Chris Long / LinkedIn
Google's Vertex AI Documentation Reveals How AI Systems Parse and Chunk Your Content
Chris Long, co-founder of Nectiv, surfaced a gem this week: Google's Vertex AI Search documentation includes a detailed walkthrough of how the system understands and processes documents. This is primary-source material from Google about how AI content ingestion actually works, and it confirms several things that SEOs have been inferring from indirect evidence.
The 500-token default chunk size is significant. It translates to roughly 350-400 words, which closely matches the research from Dan Petrovic on optimal content segment length. The layout-aware chunking setting is even more interesting — when enabled, the system ensures it does not split tables or bullet lists mid-element, keeping the chunk semantically coherent. That is a direct argument for using proper HTML structure rather than wall-to-wall prose.
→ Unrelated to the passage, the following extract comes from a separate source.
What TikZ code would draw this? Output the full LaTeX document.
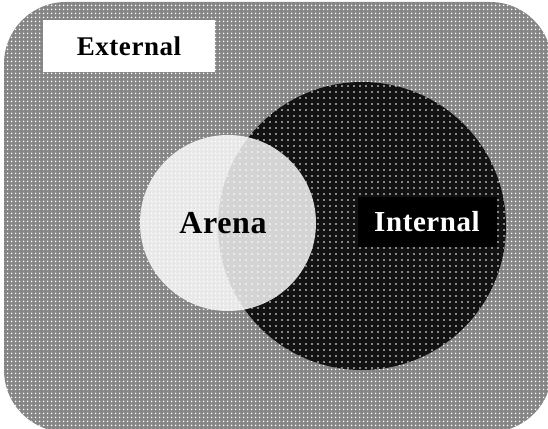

The boilerplate exclusion feature is the detail I found most actionable. The documentation references directives like "excludeHtmlElements" and "excludeHtmlClasses" that let you filter out navigation, footers, and other non-content elements from what the AI reads. It is confirmation that Google's AI layer is not treating every word on a page equally — and that how you structure your HTML genuinely affects what gets ingested.
Key points
- Three parser types in Vertex AI: Digital Parser for machine-readable text, OCR Parser for PDFs, and Layout Parser for structured content with headings, tables, and lists
- Default chunk size is 500 tokens — approximately 350-400 words — consistent with independent research on optimal content segment length
- Layout-aware chunking prevents the system from splitting tables or lists mid-element, preserving semantic context within each chunk
- Boilerplate exclusion can filter out navigation, footer, and repeated UI elements — meaning structural HTML directly affects what content gets processed
- Content is read in context windows of chunks, not as a complete page — which explains why position within the document affects citation probability
Key takeaway
Structure your content for chunk boundaries, not just for readers. Each section of approximately 350-400 words should be able to stand alone and answer a specific question. If a chunk gets pulled into an AI context window in isolation, it should still make sense and be attributable to your brand.
Also worth considering
The layout parser confirms that semantic HTML — proper heading hierarchy, lists in list elements, tables with headers — is not just accessibility best practice. It directly affects how AI systems segment and understand your content. Pages built with div soup and inline styling are harder for AI to parse correctly, and harder to chunk coherently.
What I'm testing
Reviewing several long-form pages to identify where natural chunk boundaries fall and whether the content at each boundary is self-contained enough to earn a citation in isolation. Adding explicit subheadings at 350-word intervals where they are currently missing.